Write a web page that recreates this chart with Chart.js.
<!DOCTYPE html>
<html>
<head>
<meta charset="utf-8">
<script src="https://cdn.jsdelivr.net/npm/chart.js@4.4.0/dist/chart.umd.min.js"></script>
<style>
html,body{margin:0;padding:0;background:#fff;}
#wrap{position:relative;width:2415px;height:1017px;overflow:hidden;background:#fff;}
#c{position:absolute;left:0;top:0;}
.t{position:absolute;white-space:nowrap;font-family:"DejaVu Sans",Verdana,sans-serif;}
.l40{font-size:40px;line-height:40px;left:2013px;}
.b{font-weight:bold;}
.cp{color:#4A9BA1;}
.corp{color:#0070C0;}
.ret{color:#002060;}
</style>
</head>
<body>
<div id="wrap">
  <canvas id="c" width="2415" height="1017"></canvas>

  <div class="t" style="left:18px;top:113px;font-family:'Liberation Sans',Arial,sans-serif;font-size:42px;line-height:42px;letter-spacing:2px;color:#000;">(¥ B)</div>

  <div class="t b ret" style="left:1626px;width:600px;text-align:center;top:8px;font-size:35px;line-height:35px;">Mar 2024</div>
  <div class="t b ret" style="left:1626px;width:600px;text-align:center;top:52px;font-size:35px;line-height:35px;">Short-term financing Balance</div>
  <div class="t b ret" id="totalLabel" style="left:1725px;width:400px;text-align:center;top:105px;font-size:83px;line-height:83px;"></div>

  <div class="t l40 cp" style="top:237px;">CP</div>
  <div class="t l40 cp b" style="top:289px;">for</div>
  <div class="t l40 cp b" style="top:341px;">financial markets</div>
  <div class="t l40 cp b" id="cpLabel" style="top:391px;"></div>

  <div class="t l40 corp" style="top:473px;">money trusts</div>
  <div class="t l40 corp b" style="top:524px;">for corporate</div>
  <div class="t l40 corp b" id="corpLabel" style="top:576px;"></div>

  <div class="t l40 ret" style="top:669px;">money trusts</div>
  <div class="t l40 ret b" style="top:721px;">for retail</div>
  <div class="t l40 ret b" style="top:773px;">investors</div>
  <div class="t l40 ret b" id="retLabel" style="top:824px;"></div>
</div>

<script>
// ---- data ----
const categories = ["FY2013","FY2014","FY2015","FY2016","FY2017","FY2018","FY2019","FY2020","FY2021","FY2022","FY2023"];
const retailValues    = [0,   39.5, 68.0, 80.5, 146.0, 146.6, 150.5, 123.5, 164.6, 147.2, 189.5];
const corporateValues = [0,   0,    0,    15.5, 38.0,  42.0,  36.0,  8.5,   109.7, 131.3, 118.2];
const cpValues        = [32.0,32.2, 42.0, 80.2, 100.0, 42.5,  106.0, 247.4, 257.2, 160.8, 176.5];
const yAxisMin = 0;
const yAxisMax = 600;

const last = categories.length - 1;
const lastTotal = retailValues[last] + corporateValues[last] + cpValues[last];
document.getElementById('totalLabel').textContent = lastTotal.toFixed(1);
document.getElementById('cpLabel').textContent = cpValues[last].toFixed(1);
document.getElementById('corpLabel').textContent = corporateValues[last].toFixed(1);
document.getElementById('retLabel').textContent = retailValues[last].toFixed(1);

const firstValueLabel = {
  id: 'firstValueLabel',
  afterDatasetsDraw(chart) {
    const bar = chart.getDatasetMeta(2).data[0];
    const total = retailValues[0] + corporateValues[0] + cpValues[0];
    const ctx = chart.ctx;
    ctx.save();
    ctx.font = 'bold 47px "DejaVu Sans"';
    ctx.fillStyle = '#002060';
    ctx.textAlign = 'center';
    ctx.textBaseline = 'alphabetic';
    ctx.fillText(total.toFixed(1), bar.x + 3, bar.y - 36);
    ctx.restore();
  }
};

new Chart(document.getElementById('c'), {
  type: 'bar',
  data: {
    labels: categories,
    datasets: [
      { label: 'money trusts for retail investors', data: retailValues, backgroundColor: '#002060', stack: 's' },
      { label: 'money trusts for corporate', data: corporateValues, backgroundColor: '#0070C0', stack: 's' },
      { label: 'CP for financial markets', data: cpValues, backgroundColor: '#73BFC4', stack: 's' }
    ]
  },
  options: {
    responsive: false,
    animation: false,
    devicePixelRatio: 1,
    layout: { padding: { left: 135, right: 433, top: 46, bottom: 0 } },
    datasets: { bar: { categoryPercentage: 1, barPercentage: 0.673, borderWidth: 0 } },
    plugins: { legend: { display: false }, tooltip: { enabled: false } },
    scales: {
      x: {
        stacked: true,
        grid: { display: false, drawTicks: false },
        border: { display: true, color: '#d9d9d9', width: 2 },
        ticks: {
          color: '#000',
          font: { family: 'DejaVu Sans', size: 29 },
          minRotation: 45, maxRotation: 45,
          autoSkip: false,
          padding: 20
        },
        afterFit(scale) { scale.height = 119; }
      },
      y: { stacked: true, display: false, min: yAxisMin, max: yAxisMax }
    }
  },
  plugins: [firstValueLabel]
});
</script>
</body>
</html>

PROBLEM TO SOLVE » Extract all of the data exactly as written.

COMPLETE ANSWER »
Write a web page that recreates this chart with Chart.js.
<!DOCTYPE html>
<html>
<head>
<meta charset="utf-8">
<script src="https://cdn.jsdelivr.net/npm/chart.js@4.4.0/dist/chart.umd.min.js"></script>
<style>
html,body{margin:0;padding:0;background:#fff;}
#wrap{position:relative;width:2415px;height:1017px;overflow:hidden;background:#fff;}
#c{position:absolute;left:0;top:0;}
.t{position:absolute;white-space:nowrap;font-family:"DejaVu Sans",Verdana,sans-serif;}
.l40{font-size:40px;line-height:40px;left:2013px;}
.b{font-weight:bold;}
.cp{color:#4A9BA1;}
.corp{color:#0070C0;}
.ret{color:#002060;}
</style>
</head>
<body>
<div id="wrap">
  <canvas id="c" width="2415" height="1017"></canvas>

  <div class="t" style="left:18px;top:113px;font-family:'Liberation Sans',Arial,sans-serif;font-size:42px;line-height:42px;letter-spacing:2px;color:#000;">(¥ B)</div>

  <div class="t b ret" style="left:1626px;width:600px;text-align:center;top:8px;font-size:35px;line-height:35px;">Mar 2024</div>
  <div class="t b ret" style="left:1626px;width:600px;text-align:center;top:52px;font-size:35px;line-height:35px;">Short-term financing Balance</div>
  <div class="t b ret" id="totalLabel" style="left:1725px;width:400px;text-align:center;top:105px;font-size:83px;line-height:83px;"></div>

  <div class="t l40 cp" style="top:237px;">CP</div>
  <div class="t l40 cp b" style="top:289px;">for</div>
  <div class="t l40 cp b" style="top:341px;">financial markets</div>
  <div class="t l40 cp b" id="cpLabel" style="top:391px;"></div>

  <div class="t l40 corp" style="top:473px;">money trusts</div>
  <div class="t l40 corp b" style="top:524px;">for corporate</div>
  <div class="t l40 corp b" id="corpLabel" style="top:576px;"></div>

  <div class="t l40 ret" style="top:669px;">money trusts</div>
  <div class="t l40 ret b" style="top:721px;">for retail</div>
  <div class="t l40 ret b" style="top:773px;">investors</div>
  <div class="t l40 ret b" id="retLabel" style="top:824px;"></div>
</div>

<script>
// ---- data ----
const categories = ["FY2013","FY2014","FY2015","FY2016","FY2017","FY2018","FY2019","FY2020","FY2021","FY2022","FY2023"];
const retailValues    = [0,   39.5, 68.0, 80.5, 146.0, 146.6, 150.5, 123.5, 164.6, 147.2, 189.5];
const corporateValues = [0,   0,    0,    15.5, 38.0,  42.0,  36.0,  8.5,   109.7, 131.3, 118.2];
const cpValues        = [32.0,32.2, 42.0, 80.2, 100.0, 42.5,  106.0, 247.4, 257.2, 160.8, 176.5];
const yAxisMin = 0;
const yAxisMax = 600;

const last = categories.length - 1;
const lastTotal = retailValues[last] + corporateValues[last] + cpValues[last];
document.getElementById('totalLabel').textContent = lastTotal.toFixed(1);
document.getElementById('cpLabel').textContent = cpValues[last].toFixed(1);
document.getElementById('corpLabel').textContent = corporateValues[last].toFixed(1);
document.getElementById('retLabel').textContent = retailValues[last].toFixed(1);

const firstValueLabel = {
  id: 'firstValueLabel',
  afterDatasetsDraw(chart) {
    const bar = chart.getDatasetMeta(2).data[0];
    const total = retailValues[0] + corporateValues[0] + cpValues[0];
    const ctx = chart.ctx;
    ctx.save();
    ctx.font = 'bold 47px "DejaVu Sans"';
    ctx.fillStyle = '#002060';
    ctx.textAlign = 'center';
    ctx.textBaseline = 'alphabetic';
    ctx.fillText(total.toFixed(1), bar.x + 3, bar.y - 36);
    ctx.restore();
  }
};

new Chart(document.getElementById('c'), {
  type: 'bar',
  data: {
    labels: categories,
    datasets: [
      { label: 'money trusts for retail investors', data: retailValues, backgroundColor: '#002060', stack: 's' },
      { label: 'money trusts for corporate', data: corporateValues, backgroundColor: '#0070C0', stack: 's' },
      { label: 'CP for financial markets', data: cpValues, backgroundColor: '#73BFC4', stack: 's' }
    ]
  },
  options: {
    responsive: false,
    animation: false,
    devicePixelRatio: 1,
    layout: { padding: { left: 135, right: 433, top: 46, bottom: 0 } },
    datasets: { bar: { categoryPercentage: 1, barPercentage: 0.673, borderWidth: 0 } },
    plugins: { legend: { display: false }, tooltip: { enabled: false } },
    scales: {
      x: {
        stacked: true,
        grid: { display: false, drawTicks: false },
        border: { display: true, color: '#d9d9d9', width: 2 },
        ticks: {
          color: '#000',
          font: { family: 'DejaVu Sans', size: 29 },
          minRotation: 45, maxRotation: 45,
          autoSkip: false,
          padding: 20
        },
        afterFit(scale) { scale.height = 119; }
      },
      y: { stacked: true, display: false, min: yAxisMin, max: yAxisMax }
    }
  },
  plugins: [firstValueLabel]
});
</script>
</body>
</html>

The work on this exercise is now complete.